The third largest US auto maker, Chrysler Llc. has filed for bankruptcy. Its management says the company, which has signed an alliance agreement with Fiat SpA that was pushed by President Barack Obama, will be able to complete the bankruptcy proceedings in less than 60 days. CNBC-TV18’s Maria Bartiromo caught up with Robert Nardelli, chairman and chief executive officer of Chrysler, for an exclusive interview. Edited excerpts:
Have you ever seen a bankruptcy take 60 days?
No, I haven’t.
Is it fair to say it is going to take one or two years?
Road ahead: Robert Nardelli, chief executive officer of Chrysler Llc. Andrew Harrer / Bloomberg
I think this will—I am not an expert in bankruptcy and I don’t want to become an expert in bankruptcy—and I really think we can move through this quickly, Maria.
What’s quickly, a year?
Our goal...would be to get through (this) thing in the next couple of months, 35, 45-60 days.
Many people I have spoken with today and over the last couple of days say this is an extraordinary statement and it is just not going to happen. But you think that’s doable?
I would say the one difference and probably the single biggest difference is that the president of the US has certainly set that as a challenge for all of us involved and today he has been very successful in delivering on his commitments.
If we were to see the government own 50% of General Motors...do you feel Ford and Chrysler are at a big disadvantage if the government owns such a big stake in your main competitor?
I hope that restructuring process for GM is tremendously successful with the US Treasury and Auto Task Force involvement and again and a lot of same constituents that we were involved in because the auto industry, primarily through the supply network, needs to be healthy. And GM is such a large player, we need them to be successful and the other competitors in the US need them to be successful so we continue here with uninterrupted supply of components, so that we can continue to manufacture cars and supply to the consumers.
You got obviously an onslaught coming at you, fuel-efficient cars coming from the Japanese and the Koreans. What are you going to do in the meantime to offset all of that competition coming at you in a very tough environment?
In some cases we will take an existing platform and put it through the homologation, which means that it has to (meet) all of the safety and environmental regulations here in the US. One of the first products we are looking at is the Fiat-500 which is an A-Segment platform that will allow us to do that, now Fiat has experience and we have experience in doing that in 16-18 months, that’s point one.
Point two here is some of the powertrain technologies, their fuel efficiencies and transmissions are things we can adapt into existing platforms that will allow us to improve our fuel efficiencies to meet the current and future environmental regulations...
Third, again I think the big point here for us is that, as you know, we have already announced four or five platforms that we have been able to adapt our electrical technologies. So we will use range-extended vehicle technology in existing platforms, which will allow us to get to the market much more quickly than developing an entire new platform that’s electrified.

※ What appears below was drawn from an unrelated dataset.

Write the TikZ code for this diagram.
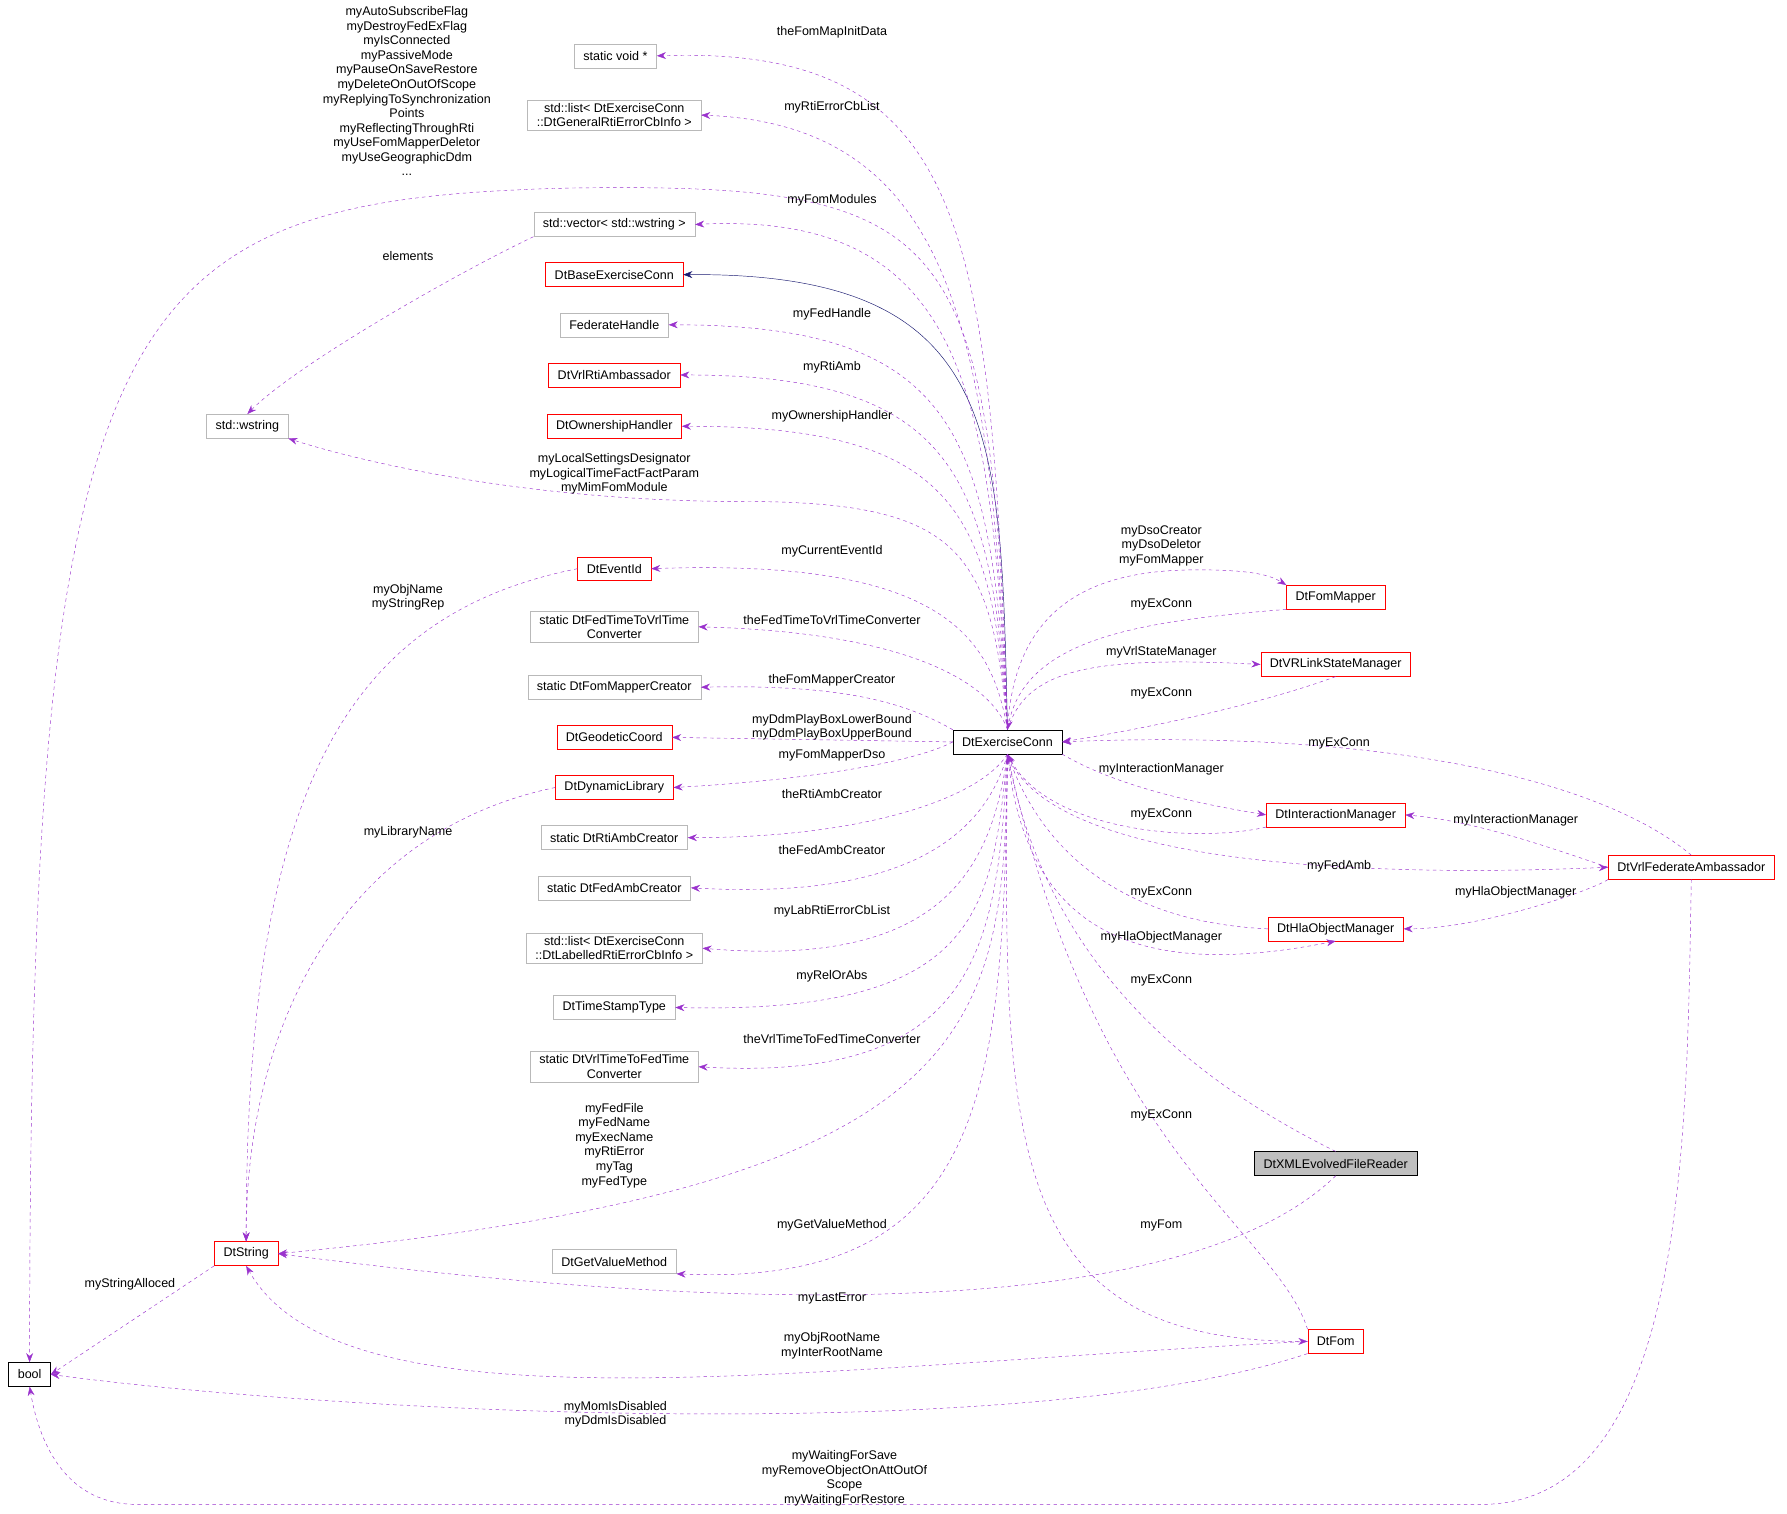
\documentclass[tikz,border=0pt]{standalone}
\usepackage{fontspec}
\setmainfont{Liberation Sans}
\usetikzlibrary{arrows.meta}
\definecolor{dep}{HTML}{9A32CD}
\definecolor{inh}{HTML}{191970}
\begin{document}
\begin{tikzpicture}[x=1pt,y=-1pt,font=\fontsize{11}{12.8}\selectfont,
 box/.style={draw,rectangle,inner xsep=8pt,inner ysep=3pt,minimum height=21pt,align=center,fill=white},
 gb/.style={box,draw=gray!55},
 rb/.style={box,draw=red},
 kb/.style={box,draw=black},
 d/.style={draw=dep,dashed,-{Stealth[length=8pt,width=6pt]}},
 lb/.style={align=center,inner sep=1pt}]
\useasboundingbox (0,0) rectangle (1568,1328);
% nodes
\node[kb] (bool) at (26,1206) {bool};
\node[gb] (void) at (540,49) {static void *};
\node[gb] (l1) at (539,101) {std::list< DtExerciseConn\\::DtGeneralRtiErrorCbInfo >};
\node[gb] (vec) at (539,197) {std::vector< std::wstring >};
\node[rb] (base) at (539,241) {DtBaseExerciseConn};
\node[gb] (fh) at (539,285) {FederateHandle};
\node[rb] (vra) at (539,329) {DtVrlRtiAmbassador};
\node[rb] (oh) at (539,374) {DtOwnershipHandler};
\node[gb] (ws) at (217,374) {std::wstring};
\node[rb] (eid) at (539,499) {DtEventId};
\node[gb] (f2v) at (539,550) {static DtFedTimeToVrlTime\\Converter};
\node[gb] (fmc) at (539,603) {static DtFomMapperCreator};
\node[rb] (geo) at (539,647) {DtGeodeticCoord};
\node[rb] (dyn) at (539,691) {DtDynamicLibrary};
\node[gb] (rac) at (539,735) {static DtRtiAmbCreator};
\node[gb] (fac) at (539,779) {static DtFedAmbCreator};
\node[gb] (l2) at (539,832) {std::list< DtExerciseConn\\::DtLabelledRtiErrorCbInfo >};
\node[gb] (ts) at (539,884) {DtTimeStampType};
\node[gb] (v2f) at (539,936) {static DtVrlTimeToFedTime\\Converter};
\node[gb] (gvm) at (539,1107) {DtGetValueMethod};
\node[rb] (str) at (216,1100) {DtString};
\node[kb] (ec) at (884,651) {DtExerciseConn};
\node[rb] (fm) at (1172,524) {DtFomMapper};
\node[rb] (vsm) at (1172,583) {DtVRLinkStateManager};
\node[rb] (im) at (1172,715) {DtInteractionManager};
\node[rb] (fa) at (1484,761) {DtVrlFederateAmbassador};
\node[rb] (hom) at (1172,815) {DtHlaObjectManager};
\node[kb,fill=gray!50] (xml) at (1172,1021) {DtXMLEvolvedFileReader};
\node[rb] (fom) at (1172,1177) {DtFom};
% inheritance
\draw[inh,-{Stealth[length=8pt,width=6pt]}] (ec.north) .. controls (878,380) and (880,239) .. (base.east);
% upper edges
\draw[d] (ec.north) .. controls (870,200) and (850,40) .. (void.east);
\draw[d] (ec.north) .. controls (870,300) and (840,110) .. (l1.east);
\draw[d] (ec.north) .. controls (870,350) and (850,185) .. (vec.east);
\draw[d] (ec.north) .. controls (870,380) and (840,285) .. (fh.east);
\draw[d] (ec.north) .. controls (870,420) and (840,329) .. (vra.east);
\draw[d] (ec.north) .. controls (870,450) and (840,374) .. (oh.east);
\draw[d] (ec.north) .. controls (870,200) and (840,160) .. (500,165) .. controls (100,175) and (26,260) .. (bool.north);
\draw[d] (ec.north) .. controls (870,480) and (840,440) .. (650,440) .. controls (450,440) and (300,400) .. (ws.south east);
\draw[d] (ec.north) .. controls (870,560) and (830,490) .. (eid.east);
\draw[d] (ec.north) .. controls (870,600) and (800,555) .. (f2v.east);
\draw[d] (ec.north west) .. controls (800,620) and (750,600) .. (fmc.east);
\draw[d] (ec.west) -- (geo.east);
\draw[d] (ec.west) .. controls (800,670) and (700,685) .. (dyn.east);
% lower
\draw[d] (ec.south) .. controls (860,700) and (760,735) .. (rac.east);
\draw[d] (ec.south) .. controls (865,730) and (800,790) .. (fac.east);
\draw[d] (ec.south) .. controls (870,760) and (830,850) .. (l2.east);
\draw[d] (ec.south) .. controls (870,800) and (860,890) .. (ts.east);
\draw[d] (ec.south) .. controls (875,830) and (860,950) .. (v2f.east);
\draw[d] (ec.south) .. controls (880,900) and (870,1040) .. (str.east);
\draw[d] (ec.south) .. controls (880,950) and (870,1130) .. (gvm.south east);
% other left
\draw[d] (vec.south west) .. controls (400,240) and (260,320) .. (ws.north);
\draw[d] (eid.west) .. controls (300,540) and (216,700) .. (str.north);
\draw[d] (dyn.west) .. controls (300,730) and (216,900) .. (str.north);
\draw[d] (str.south west) -- (bool.east);
\draw[d] (xml.south) .. controls (1050,1150) and (700,1160) .. (str.east);
\draw[d] (fom.west) .. controls (700,1200) and (300,1260) .. (str.south);
\draw[d] (fom.south west) .. controls (900,1270) and (300,1240) .. (bool.east);
\draw[d] (fa.south) .. controls (1480,1000) and (1480,1320) .. (1300,1320) -- (120,1320) .. controls (60,1320) and (35,1270) .. (bool.south);
% right
\draw[d] (ec.north) .. controls (890,530) and (960,500) .. (1050,500) .. controls (1100,500) and (1115,505) .. (fm.north west);
\draw[d] (fm.south west) .. controls (1000,545) and (900,560) .. (ec.north);
\draw[d] (ec.north) .. controls (900,590) and (950,575) .. (vsm.west);
\draw[d] (vsm.south) .. controls (1100,620) and (1000,640) .. (ec.east);
\draw[d] (fa.north) .. controls (1400,680) and (1200,640) .. (ec.east);
\draw[d] (ec.south east) .. controls (980,690) and (1050,705) .. (im.west);
\draw[d] (im.south west) .. controls (1050,740) and (920,730) .. (ec.south);
\draw[d] (ec.south) .. controls (920,760) and (1200,770) .. (fa.west);
\draw[d] (fa.west) .. controls (1350,740) and (1290,720) .. (im.east);
\draw[d] (fa.south west) .. controls (1400,780) and (1300,815) .. (hom.east);
\draw[d] (hom.west) .. controls (1000,810) and (920,760) .. (ec.south);
\draw[d] (ec.south) .. controls (900,820) and (1000,860) .. (hom.south);
\draw[d] (xml.north) .. controls (1050,950) and (920,850) .. (ec.south);
\draw[d] (fom.north west) .. controls (1120,1080) and (960,1010) .. (ec.south);
\draw[d] (ec.south) .. controls (880,1000) and (880,1177) .. (fom.west);
% labels
\node[lb] at (357,80) {myAutoSubscribeFlag\\myDestroyFedExFlag\\myIsConnected\\myPassiveMode\\myPauseOnSaveRestore\\myDeleteOnOutOfScope\\myReplyingToSynchronization\\Points\\myReflectingThroughRti\\myUseFomMapperDeletor\\myUseGeographicDdm\\...};
\node[lb] at (730,28) {theFomMapInitData};
\node[lb] at (730,94) {myRtiErrorCbList};
\node[lb] at (730,176) {myFomModules};
\node[lb] at (358,225) {elements};
\node[lb] at (730,276) {myFedHandle};
\node[lb] at (730,322) {myRtiAmb};
\node[lb] at (730,365) {myOwnershipHandler};
\node[lb] at (539,416) {myLocalSettingsDesignator\\myLogicalTimeFactFactParam\\myMimFomModule};
\node[lb] at (730,484) {myCurrentEventId};
\node[lb] at (358,524) {myObjName\\myStringRep};
\node[lb] at (730,544) {theFedTimeToVrlTimeConverter};
\node[lb] at (730,597) {theFomMapperCreator};
\node[lb] at (730,638) {myDdmPlayBoxLowerBound\\myDdmPlayBoxUpperBound};
\node[lb] at (730,663) {myFomMapperDso};
\node[lb] at (730,697) {theRtiAmbCreator};
\node[lb] at (358,730) {myLibraryName};
\node[lb] at (730,746) {theFedAmbCreator};
\node[lb] at (730,800) {myLabRtiErrorCbList};
\node[lb] at (730,857) {myRelOrAbs};
\node[lb] at (730,912) {theVrlTimeToFedTimeConverter};
\node[lb] at (539,1005) {myFedFile\\myFedName\\myExecName\\myRtiError\\myTag\\myFedType};
\node[lb] at (730,1075) {myGetValueMethod};
\node[lb] at (114,1127) {myStringAlloced};
\node[lb] at (730,1139) {myLastError};
\node[lb] at (730,1181) {myObjRootName\\myInterRootName};
\node[lb] at (540,1241) {myMomIsDisabled\\myDdmIsDisabled};
\node[lb] at (741,1297) {myWaitingForSave\\myRemoveObjectOnAttOutOf\\Scope\\myWaitingForRestore};
\node[lb] at (1019,479) {myDsoCreator\\myDsoDeletor\\myFomMapper};
\node[lb] at (1019,530) {myExConn};
\node[lb] at (1019,572) {myVrlStateManager};
\node[lb] at (1019,608) {myExConn};
\node[lb] at (1175,652) {myExConn};
\node[lb] at (1019,675) {myInteractionManager};
\node[lb] at (1019,715) {myExConn};
\node[lb] at (1330,720) {myInteractionManager};
\node[lb] at (1175,760) {myFedAmb};
\node[lb] at (1330,783) {myHlaObjectManager};
\node[lb] at (1019,783) {myExConn};
\node[lb] at (1019,822) {myHlaObjectManager};
\node[lb] at (1019,860) {myExConn};
\node[lb] at (1019,979) {myExConn};
\node[lb] at (1019,1075) {myFom};
\end{tikzpicture}
\end{document}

There was a suggestion coming out of Washington that it’s due to a small number of speculators—I assume they are talking about the investors who hold the senior debt—that Chrysler is going down this road. Do you agree with that?
Well, it is somewhat true. Obviously, my preference would have been not to file (for) a Chapter 11 (bankruptcy), my preference would have been to be able to get all this negotiated outside the court. But at the end of the day, let me assure you that in the wee hours of the morning, last night and throughout the entire 2 weeks, our goal was to try to get a consensus so we could work with the government and get the appropriate funding to work through the next 4, 6, 8-9 weeks and then emerge on a new company basis. So, obviously, it didn’t work out and so it’s the card we were dealt, we are going to work through it.
I am convinced, certainly, with the president of the US’ support that we move through this quickly and that we have this surgical bankruptcy, that we come out the other side and be more leaner, stronger and more formidable.